# Welcome!

Today we're going to present last-time's topic - **Linear Regression** in a more generalized way. You'll see that this algorithm doesn't change a lot, when we want to fit our model to more features than just one!

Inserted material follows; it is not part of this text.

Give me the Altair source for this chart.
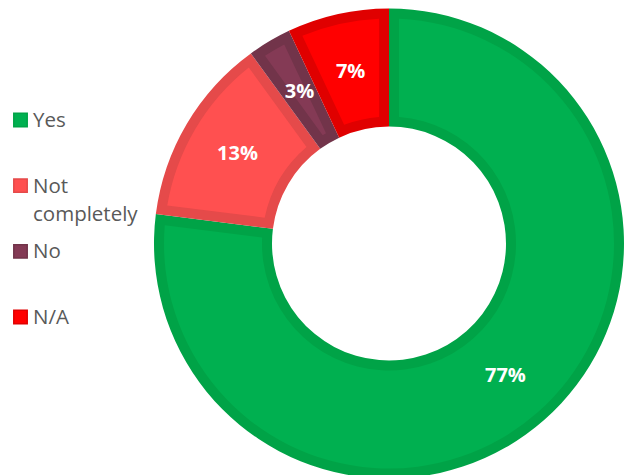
import altair as alt
import pandas as pd

# ---- data ----
categories = ["Yes", "Not completely", "No", "N/A"]
values = [77, 13, 3, 7]
percent_labels = ["77%", "13%", "3%", "7%"]
legend_labels = ["Yes", "Not\ncompletely", "No", "N/A"]
fill_colors = ["#00B050", "#FF5050", "#843A55", "#FF0000"]
edge_colors = ["#00A347", "#E54A4A", "#72344A", "#E00000"]

df = pd.DataFrame({
    "cat": categories,
    "value": values,
    "pct": percent_labels,
    "legend": legend_labels,
    "fill": fill_colors,
    "edge": edge_colors,
    "idx": list(range(len(categories))),
})

CX, CY = 389, 243.5
FONT = "Open Sans"

base = alt.Chart(df)
theta = alt.Theta("value:Q", stack=True)
order = alt.Order("idx:Q", sort="ascending")

dark = base.mark_arc(outerRadius=235, innerRadius=117).encode(
    theta=theta, order=order,
    fill=alt.Fill("edge:N", scale=None),
    x=alt.value(CX), y=alt.value(CY),
)

light = base.mark_arc(outerRadius=225, innerRadius=127, padAngle=0.0775).encode(
    theta=theta, order=order,
    fill=alt.Fill("fill:N", scale=None),
    x=alt.value(CX), y=alt.value(CY),
)

pct = base.mark_text(radius=176, font=FONT, fontSize=20, fontWeight="bold",
                     color="white", baseline="middle", align="center").encode(
    theta=theta, order=order,
    text="pct:N",
    x=alt.value(CX), y=alt.value(CY),
)

ly = alt.Y("cat:N", sort=categories, axis=None,
           scale=alt.Scale(type="point", range=[120, 317], padding=0))

squares = base.mark_square(size=180, opacity=1, strokeWidth=1.5).encode(
    x=alt.value(20.5), y=ly,
    fill=alt.Fill("fill:N", scale=None),
    stroke=alt.Stroke("edge:N", scale=None),
)

ltext = base.mark_text(align="left", baseline="alphabetic", dy=7, lineBreak="\n",
                       font=FONT, fontSize=20.5, color="#595959", lineHeight=28).encode(
    x=alt.value(33), y=ly, text="legend:N",
)

chart = alt.layer(dark, light, pct, squares, ltext).properties(
    width=625, height=475, padding=0, autosize="none"
).configure_view(stroke=None)

chart.save("out.html", embed_options={"renderer": "svg", "actions": False})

This will be an occasion to introduce and tackle some problems faced by data scientists on a daily basis, such as:
- data normalization
- regularization of the cost function
- overfitting
- dividing the data into training and test sets

In [2]:
# imports
import numpy as np
import matplotlib.pyplot as plt
from ipywidgets import interact, fixed
import ipywidgets as widgets
import solutions

%matplotlib inline

# Problem

## Previously

### $$\hat{y} = h_W(x) = w_0 + w_1x$$ 

## Today

### $$\hat{y} = h_W(x_1, x_2, ..., x_k) = w_0 + w_1x_1+ w_2x_2+ w_3x_3+ ... + w_kx_k = w_0 + \sum_{i=1}^k w_i x_i$$ 

## or:

### $W$ - vector of coefficients or 'weights'

$$ W = [w_0, w_1, ..., w_k]$$

### $X^{(i)}$ - vector of  features of an i-th test case
$$ X^{(i)} = [x^{(i)}_0, x^{(i)}_1, ... x^{(i)}_k] $$
... where $x_0$ = 1, so that
$$h_W(X^{(i)}) = \sum_{j=0}^k w_j x_j = W * X^{(i)}$$


In [3]:
def add_bias_feature(X):
       return np.c_[np.ones(len(X)), X]

X = np.array([[1,2,3], [4,5,6]])
print(X)
print(add_bias_feature(X))

[[1 2 3]
 [4 5 6]]
[[ 1.  1.  2.  3.]
 [ 1.  4.  5.  6.]]


In [4]:
def hypotheses(W, X):
    # W: a vector of weights
    # X: a list of feature vectors of some objects (so effectively a matrix)
    # return a vector of hypotheses for *all* x-s 
    return(np.dot(X, W))

In [7]:
hypotheses = solutions.hypotheses

# Cost function

### $$L = \frac{1}{2N}\sum_{i=0}^N(h_W(x^{(i)}) - y^{(i)})^2 $$
## Previously

### $$L(w_0, w_1) = \frac{1}{2N}\sum_{i=0}^N(w_0 + w_1x^{(i)} - y^{(i)})^2 $$

## Today

### $$L(w_0, w_1, ... w_n) = L(W) = \frac{1}{2N}\sum_{i=0}^N(\sum_{j=0}^k w_j x^{(i)}_j - y^{(i)})^2 = \frac{1}{2N}\sum_{i=0}^N (h_W(x^{(i)}) - y^{(i)})^2$$

In [8]:
def cost(W, X, Y):
    # W: a vector of weights
    # X: a list of feature vectors of some objects (so effectively a matrix)
    # Y: a vector of our values
    # return cost (a scalar)
    differences = hypotheses(W, X) - Y
    return(1 / (2 * X.shape[0]) * np.dot(differences, differences))

In [9]:
cost = solutions.cost

# Gradient descent

For every iteration:
* calculate partial derivatives of cost function with respect to every element of W:

$$\epsilon_j = \frac{\partial}{\partial w_j}L(W) = \frac{1}{N} \sum_{i=1}^N(h_W(x^{(i)}) - y^{(i)})x_j^{(i)}$$

* **simultaneously** update every element of W:

$$w_j = w_j - \alpha \epsilon_j$$ 

Where $\alpha$ is our learning rate.

In [10]:
def gradient_step(W, X, Y, learning_rate=0.1):
    # W: a vector of weights
    # X: a list of feature vectors of some objects (so effectively a matrix)
    # Y: a vector of our values
    # return a vector of new values of W
    differences = hypotheses(W, X) - Y
    eps = 1 / X.shape[0] * np.dot(np.transpose(X), differences)
    return(W - alpha * eps)

In [11]:
gradient_step = solutions.gradient_step